Как показывают проведенные нами исследования, фонетические и грамматические черты, отраженные К.Паустовским в речи героев, связаны с южновеликорусским наречием, с его рязанским говором.
На фонетическом уровне следует отметить отражение яканья: тялуш (Последний черт); нарушение в чередовании согласных по сравнению с литературным языком; слухай (в нескольких рассказах); не пужайся (Мещорская сторона); пущай (Последний черт). Элементы яканья отражены также в следующих репликах: - Да не курослеп это, а медуница; Мядуница! – даже с некоторым восхищением повторил мальчик (Золотая роза); Трявога, трявога! – сердито сказала девочка с хрипловатым голосом (Золотая роза).
На грамматическом уровне обращает на себя внимание смешение родов. Так, в текстах отмечаем употребление женского рода вместо мужского с соответствующим морфологическим оформлением: музея – Летошний год гоняли меня в музею (Мещорская сторона). Употребление того же рода существительного, но с другим окончанием: жизня – Вот она какая, жизня наша (Там же). В женском роде с соответствующим морфологическим оформлением употреблено слово путя: На Прорву подались, верьте мне, бабочки! – крикнула высокая и худая вдова, прозванная Грушей-пророчицей. – Другой пути у них нету, у горемычных моих! (Золотой линь).

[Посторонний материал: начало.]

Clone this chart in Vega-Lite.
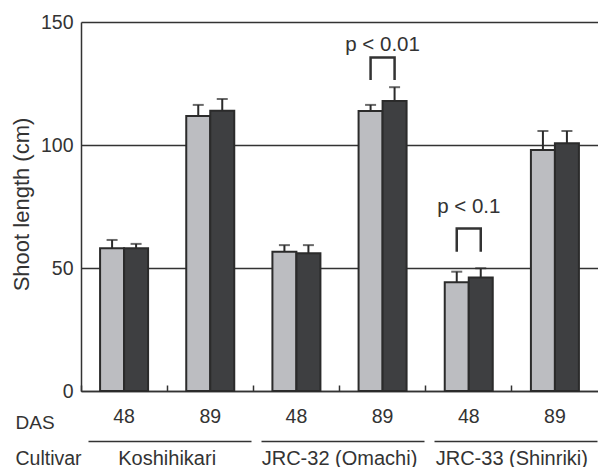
{
  "$schema": "https://vega.github.io/schema/vega-lite/v6.json",
  "width": 517,
  "height": 369,
  "autosize": {"type": "none"},
  "padding": {"left": 81, "top": 22, "right": 0, "bottom": 76},
  "background": "white",
  "config": {
    "view": {"stroke": null},
    "font": "Liberation Sans",
    "axis": {"labelFont": "Liberation Sans", "titleFont": "Liberation Sans", "labelColor": "#333", "titleColor": "#333", "titleFontWeight": "normal", "labelFontSize": 19, "titleFontSize": 19}
  },
  "datasets": {
    "bars": [
      {"cultivar": "Koshihikari", "das": "48", "slot": "Koshihikari|48", "group": "Group 1", "mean": 58.0, "upper": 61.4},
      {"cultivar": "Koshihikari", "das": "48", "slot": "Koshihikari|48", "group": "Group 2", "mean": 58.0, "upper": 59.8},
      {"cultivar": "Koshihikari", "das": "89", "slot": "Koshihikari|89", "group": "Group 1", "mean": 111.8, "upper": 116.3},
      {"cultivar": "Koshihikari", "das": "89", "slot": "Koshihikari|89", "group": "Group 2", "mean": 113.9, "upper": 118.7},
      {"cultivar": "JRC-32 (Omachi)", "das": "48", "slot": "JRC-32 (Omachi)|48", "group": "Group 1", "mean": 56.6, "upper": 59.3},
      {"cultivar": "JRC-32 (Omachi)", "das": "48", "slot": "JRC-32 (Omachi)|48", "group": "Group 2", "mean": 56.0, "upper": 59.3},
      {"cultivar": "JRC-32 (Omachi)", "das": "89", "slot": "JRC-32 (Omachi)|89", "group": "Group 1", "mean": 113.8, "upper": 116.3},
      {"cultivar": "JRC-32 (Omachi)", "das": "89", "slot": "JRC-32 (Omachi)|89", "group": "Group 2", "mean": 117.9, "upper": 123.5},
      {"cultivar": "JRC-33 (Shinriki)", "das": "48", "slot": "JRC-33 (Shinriki)|48", "group": "Group 1", "mean": 44.2, "upper": 48.5},
      {"cultivar": "JRC-33 (Shinriki)", "das": "48", "slot": "JRC-33 (Shinriki)|48", "group": "Group 2", "mean": 46.1, "upper": 49.9},
      {"cultivar": "JRC-33 (Shinriki)", "das": "89", "slot": "JRC-33 (Shinriki)|89", "group": "Group 1", "mean": 98.0, "upper": 105.7},
      {"cultivar": "JRC-33 (Shinriki)", "das": "89", "slot": "JRC-33 (Shinriki)|89", "group": "Group 2", "mean": 100.7, "upper": 105.7}
    ],
    "brackets": [
      {"bracket": "b1", "slot": "JRC-32 (Omachi)|89", "group": "Group 1", "k": 1, "v": 126.4},
      {"bracket": "b1", "slot": "JRC-32 (Omachi)|89", "group": "Group 1", "k": 2, "v": 135.6},
      {"bracket": "b1", "slot": "JRC-32 (Omachi)|89", "group": "Group 2", "k": 3, "v": 135.6},
      {"bracket": "b1", "slot": "JRC-32 (Omachi)|89", "group": "Group 2", "k": 4, "v": 126.4},
      {"bracket": "b2", "slot": "JRC-33 (Shinriki)|48", "group": "Group 1", "k": 1, "v": 56.6},
      {"bracket": "b2", "slot": "JRC-33 (Shinriki)|48", "group": "Group 1", "k": 2, "v": 66.1},
      {"bracket": "b2", "slot": "JRC-33 (Shinriki)|48", "group": "Group 2", "k": 3, "v": 66.1},
      {"bracket": "b2", "slot": "JRC-33 (Shinriki)|48", "group": "Group 2", "k": 4, "v": 56.6}
    ],
    "plabels": [
      {"slot": "JRC-32 (Omachi)|89", "v": 140.7, "label": "p < 0.01"},
      {"slot": "JRC-33 (Shinriki)|48", "v": 74.8, "label": "p < 0.1"}
    ],
    "cultivars": [
      {"cultivar": "Koshihikari"},
      {"cultivar": "JRC-32 (Omachi)"},
      {"cultivar": "JRC-33 (Shinriki)"}
    ]
  },
  "layer": [
    {
      "encoding": {
        "x": {
          "field": "slot", "type": "nominal",
          "scale": {"domain": ["Koshihikari|48", "Koshihikari|89", "JRC-32 (Omachi)|48", "JRC-32 (Omachi)|89", "JRC-33 (Shinriki)|48", "JRC-33 (Shinriki)|89"], "paddingInner": 0, "paddingOuter": 0},
          "axis": {
            "orient": "bottom", "domain": true, "domainColor": "#333", "domainWidth": 1.5,
            "ticks": true, "tickSize": -6, "tickColor": "#333", "tickWidth": 1.5, "bandPosition": 0,
            "labelExpr": "split(datum.label, '|')[1]", "labelAngle": 0, "labelPadding": 22, "labelOverlap": false,
            "labelFontSize": 19.5,
            "grid": false,
            "title": "DAS", "titleFontSize": 19, "titleX": -66, "titleY": 31, "titleAngle": 0, "titleAlign": "left", "titleBaseline": "middle"
          }
        }
      },
      "layer": [
        {
          "data": {"name": "bars"},
          "mark": {"type": "bar", "stroke": "#2b2b2b", "strokeWidth": 2},
          "encoding": {
            "xOffset": {"field": "group", "type": "nominal", "scale": {"domain": ["Group 1", "Group 2"], "paddingInner": 0, "paddingOuter": 0.795}},
            "y": {
              "field": "mean", "type": "quantitative",
              "scale": {"domain": [0, 150], "nice": false},
              "axis": {
                "values": [0, 50, 100, 150], "grid": true, "gridColor": "#333", "gridWidth": 1.5,
                "domain": true, "domainColor": "#333", "domainWidth": 1.5, "ticks": false, "labelPadding": 8,
                "labelFontSize": 19.5,
                "title": "Shoot length (cm)", "titleFontSize": 22, "titleX": -48, "titleY": 182, "titleAngle": -90, "titleAlign": "center", "titleBaseline": "bottom"
              }
            },
            "color": {"field": "group", "type": "nominal", "scale": {"domain": ["Group 1", "Group 2"], "range": ["#bcbdc1", "#3e3f41"]}, "legend": null}
          }
        },
        {
          "data": {"name": "bars"},
          "mark": {"type": "rule", "color": "#2b2b2b", "strokeWidth": 2},
          "encoding": {
            "xOffset": {"field": "group", "type": "nominal", "scale": {"domain": ["Group 1", "Group 2"], "paddingInner": 0, "paddingOuter": 0.795}},
            "y": {"field": "mean", "type": "quantitative"},
            "y2": {"field": "upper"}
          }
        },
        {
          "data": {"name": "bars"},
          "mark": {"type": "tick", "color": "#2b2b2b", "thickness": 2, "size": 11, "orient": "horizontal"},
          "encoding": {
            "xOffset": {"field": "group", "type": "nominal", "scale": {"domain": ["Group 1", "Group 2"], "paddingInner": 0, "paddingOuter": 0.795}},
            "y": {"field": "upper", "type": "quantitative"}
          }
        },
        {
          "data": {"name": "brackets"},
          "mark": {"type": "line", "color": "#333", "strokeWidth": 2.5, "strokeCap": "butt", "strokeJoin": "miter"},
          "encoding": {
            "xOffset": {"field": "group", "type": "nominal", "scale": {"domain": ["Group 1", "Group 2"], "paddingInner": 0, "paddingOuter": 0.795}},
            "y": {"field": "v", "type": "quantitative"},
            "detail": {"field": "bracket"},
            "order": {"field": "k", "type": "quantitative"}
          }
        },
        {
          "data": {"name": "plabels"},
          "mark": {"type": "text", "color": "#333", "fontSize": 20.5, "font": "Liberation Sans", "baseline": "middle", "align": "center"},
          "encoding": {
            "y": {"field": "v", "type": "quantitative"},
            "text": {"field": "label"}
          }
        }
      ]
    },
    {
      "data": {"name": "cultivars"},
      "mark": {"type": "rule", "opacity": 0},
      "encoding": {
        "x": {
          "field": "cultivar", "type": "nominal",
          "scale": {"domain": ["Koshihikari", "JRC-32 (Omachi)", "JRC-33 (Shinriki)"], "paddingInner": 0, "paddingOuter": 0},
          "axis": {
            "orient": "bottom", "offset": 50, "domain": true, "domainColor": "#333", "domainWidth": 1.5,
            "domainDash": [163, 10], "domainDashOffset": 166,
            "ticks": false, "grid": false, "labelAngle": 0, "labelPadding": 7, "labelOverlap": false,
            "labelFontSize": 20,
            "title": "Cultivar", "titleFontSize": 19.5, "titleX": -66, "titleY": 17, "titleAngle": 0, "titleAlign": "left", "titleBaseline": "middle"
          }
        }
      }
    }
  ],
  "resolve": {"scale": {"x": "independent"}, "axis": {"x": "independent"}}
}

Кроме того, отмечаются некоторые особенности в употреблении окончаний существительных и прилагательных. Как и для говоров Алтайского края, для рязанских говоров более употребительным является окончание -у в родительном и предложном падежах единственного числа: для музею надо бы взять живьем (Мещорская сторона); наблюдается смешение твердого и мягкого вариантов окончаний: Насилу мужики ценами меня от нее отбили (Последний черт); окончание -ай у прилагательного именительного падежа единственного числа мужского рода: ягод, милай, нынче нетути даже на Глухом озере (Последний черт).